Louise Riendeau, coresponsable des dossiers politiques au Regroupement des maisons pour femmes victimes de violence conjugale, affirme que des « vies de plein de femmes qui n’arrivent pas à avoir accès à des services » sont en jeu. Le système est près du « point de rupture » et le gouvernement Legault pourrait être responsable de son « effondrement », prévient-elle.

L’argent n’est pas infini, dit Duranceau

Déjà, la semaine dernière, les associations de maisons d’hébergement tiraient la sonnette d’alarme. Depuis cette sortie, elles affirment n’avoir eu aucune nouvelle de la ministre de l’Habitation France-Élaine Duranceau, jusqu’à mercredi. « On a reçu un appel du cabinet de la ministre nous disant, on est très surprises de savoir que ça ne fonctionne pas, on pensait que tout était correct », a dit Maud Pontel.

PHOTO ROBERT SKINNER, LA PRESSE

Louise Riendeau, coordonnatrice du Regroupement des maisons pour femmes victimes de violence conjugale et Maud Pontel, coordonnatrice générale de l’Alliance MH2

Mais Mme Duranceau, elle, affirme qu’elle comprend très bien la situation. « Je suis entièrement consciente des particularités de ces projets, mais malgré ces particularités, les coûts sont trop élevés », a-t-elle dit.

Il n’y a pas de prix pour la vie des femmes, ce n’est pas ça la question, la question c’est de faire sortir le logement et pour les femmes vulnérables et pour toute notre population. Mais il faut s’assurer que ces projets voient le jour rapidement, à l’intérieur de budgets raisonnables parce que c’est l’argent des contribuables et c’est pas infini.

France-Élaine Duranceau

Elle a demandé à la SHQ de procéder à une évaluation de ce que « ça devrait coûter » pour « s’assurer qu’on répond bien aux besoins des femmes […] et qu’on s’entende de part et d’autre pour faire les choses dans le respect de la capacité de payer ».

Volonté politique

Mais la construction coûte plus cher, que ce soit les écoles, le toit du stade ou les espaces bleus, qui ont d’ailleurs été abandonnés. Les partis d’oppositions, représentés par la libérale Brigitte B. Garceau, la solidaire Ruba Ghazal et le péquiste Joël Arseneau, estiment qu’il s’agit d’un manque de volonté politique. Ils ont d’ailleurs fait remarquer que le premier ministre n’a jamais eu peur de payer très cher pour les maisons des aînés parce qu’il n’y a rien de « trop beau pour nos aînés ».

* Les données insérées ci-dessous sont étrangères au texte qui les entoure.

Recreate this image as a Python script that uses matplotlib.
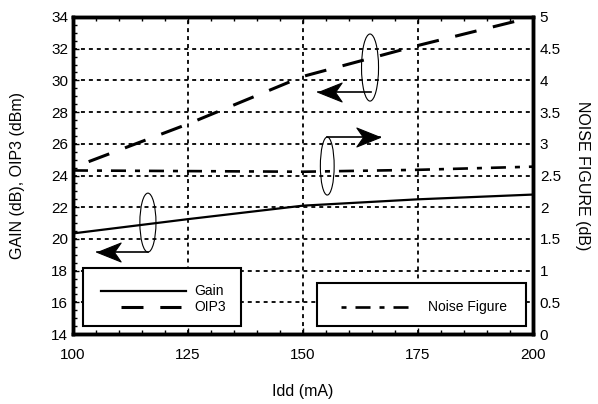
import matplotlib
matplotlib.use("Agg")
import matplotlib.pyplot as plt
from matplotlib.patches import Ellipse, Rectangle
from matplotlib.path import Path
from matplotlib.ticker import MultipleLocator, FuncFormatter

# values
idd = [100, 125, 150, 175, 200]
gain = [20.35, 21.25, 22.1, 22.5, 22.8]
oip3 = [24.5, 27.25, 30.25, 32.2, 34.0]
nf = [2.58, 2.57, 2.56, 2.59, 2.64]

plt.rcParams.update({"font.family": ["Liberation Sans", "DejaVu Sans"], "font.size": 11})
K = "black"

fig = plt.figure(figsize=(5.98, 4.04), dpi=100)
ax = fig.add_axes([0.122, 0.173, 0.769, 0.785])
ax2 = ax.twinx()

ax.plot(idd, gain, color=K, lw=1.6, zorder=3)
ax.plot(idd, oip3, color=K, lw=2.2, linestyle=(7.2, (7.2, 5.5)), zorder=3)
ax2.plot(idd, nf, color=K, lw=1.9, linestyle=(0, (5.7, 3.4, 1.9, 3.4)), zorder=3)

ax.set_xlim(100, 200); ax.set_ylim(14, 34)
ax2.set_ylim(0, 5)
ax.xaxis.set_major_locator(MultipleLocator(25)); ax.xaxis.set_minor_locator(MultipleLocator(5))
ax.yaxis.set_major_locator(MultipleLocator(2)); ax.yaxis.set_minor_locator(MultipleLocator(0.5))
ax2.yaxis.set_major_locator(MultipleLocator(0.5))
ax2.yaxis.set_major_formatter(FuncFormatter(lambda v, p: f"{v:g}"))

ax.grid(True, which="major", color=K, lw=1.3, linestyle=(0, (2.2, 2.2)))
ax.set_axisbelow(True)
ax.tick_params(which="both", direction="in", top=True, right=False, width=1, colors=K)
ax.tick_params(which="major", length=4)
ax.tick_params(which="minor", length=3)
ax.tick_params(axis="x", pad=10)
ax.tick_params(axis="y", pad=3.5)
ax2.tick_params(direction="in", length=0, pad=5)
for a in (ax, ax2):
    for s in a.spines.values():
        s.set_linewidth(2.5)

ax.set_xlabel("Idd (mA)", fontsize=11.5)
ax.set_ylabel("GAIN (dB), OIP3 (dBm)", fontsize=11.5)
ax2.set_ylabel("NOISE FIGURE (dB)", fontsize=11.5, rotation=-90, va="center")
ax.xaxis.set_label_coords(0.5, -0.157)
ax.yaxis.set_label_coords(-0.105, 0.5)
ax2.yaxis.set_label_coords(1.109, 0.5)

# ellipse + arrow callouts pointing at the matching axis
head_l = Path([(0, 0), (1, 0.4), (0.72, 0), (1, -0.4), (0, 0)],
              [Path.MOVETO, Path.LINETO, Path.LINETO, Path.LINETO, Path.CLOSEPOLY])
head_r = Path([(0, 0), (-1, 0.4), (-0.72, 0), (-1, -0.4), (0, 0)],
              [Path.MOVETO, Path.LINETO, Path.LINETO, Path.LINETO, Path.CLOSEPOLY])
callouts = [((164.6, 30.81), 3.7, 4.23, (164.9, 153.3, 29.29), head_l),
            ((155.3, 24.6), 3.0, 3.66, (155.15, 166.7, 26.41), head_r),
            ((116.3, 21.03), 3.5, 3.72, (116.3, 105.2, 19.2), head_l)]
for c, w, h, (x0, x1, y), hd in callouts:
    ax.add_patch(Ellipse(c, w, h, fill=False, ec=K, lw=0.8, zorder=4))
    ax.plot([x0, x1], [y, y], color=K, lw=1.2, zorder=4)
    ax.plot([x1], [y], marker=hd, ms=34, mfc=K, mec=K, mew=0.8, zorder=4)

# hand-drawn legend boxes
ax.add_patch(Rectangle((0.0217, 0.025), 0.343, 0.183, transform=ax.transAxes,
                       fc="white", ec=K, lw=1.5, zorder=5))
ax.plot([0.0609, 0.2457], [0.1356, 0.1356], transform=ax.transAxes, color=K, lw=1.6, zorder=6)
ax.plot([0.104, 0.235], [0.0852, 0.0852], transform=ax.transAxes, color=K, lw=2.2,
        linestyle=(0, (7.2, 5.5)), zorder=6)
ax.text(0.263, 0.1356, "Gain", transform=ax.transAxes, va="center", fontsize=10, zorder=6)
ax.text(0.263, 0.0852, "OIP3", transform=ax.transAxes, va="center", fontsize=10, zorder=6)

ax.add_patch(Rectangle((0.530, 0.025), 0.455, 0.136, transform=ax.transAxes,
                       fc="white", ec=K, lw=1.5, zorder=5))
ax.plot([0.583, 0.730], [0.085, 0.085], transform=ax.transAxes, color=K, lw=1.9,
        linestyle=(0, (1.9, 3.4, 5.7, 3.4)), zorder=6)
ax.text(0.772, 0.085, "Noise Figure", transform=ax.transAxes, va="center", fontsize=10, zorder=6)

fig.savefig("out.png", dpi=100, facecolor="white")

Du côté des regroupements, on affirme que le coût « considéré acceptable » par la SHQ tourne aux alentours de 575 000 $ la porte, mais que ce n’est pas possible d’atteindre cette cible, notamment parce qu’on leur demande de faire des choses jugées inutiles, comme d’installer la tuyauterie nécessaire à l’installation de laveuses et sécheuses dans chaque logement alors qu’il y a une buanderie commune. Les projets soumis tournent plutôt autour de 700 000 dollars à 900 000 dollars « la porte ».

La ministre de la Condition féminine Martine Biron, elle, s’est placée en situation de négociatrice, entre les regroupements de femmes, et la ministre Duranceau. Elle a affirmé que ces projets n’étaient pas stoppés. « Ils ne sont pas à l’arrêt, non », a-t-elle dit.

C’est simplement que la ministre Duranceau veut « mettre ses règles à elle », mais elle assure qu’elle « travaille sur une voie de passage » avec la ministre responsable de l’Habitation. « Ça va aller de l’avant. C’est juste une question de trouver une voie de passage entre les groupes de femmes et la SHQ », a dit Mme Biron.

En parlant des femmes qui ont construit des projets, qui ont acheté des terrains et des bâtiments, qui ont fait faire des plans, Mme Biron affirme qu’elle est « fière de travailler » avec elle. « Maintenant il faut voir si on est capable de le financer, et c’est là qu’on doit trouver la voie de passage avec l’Habitation », a-t-elle ajouté.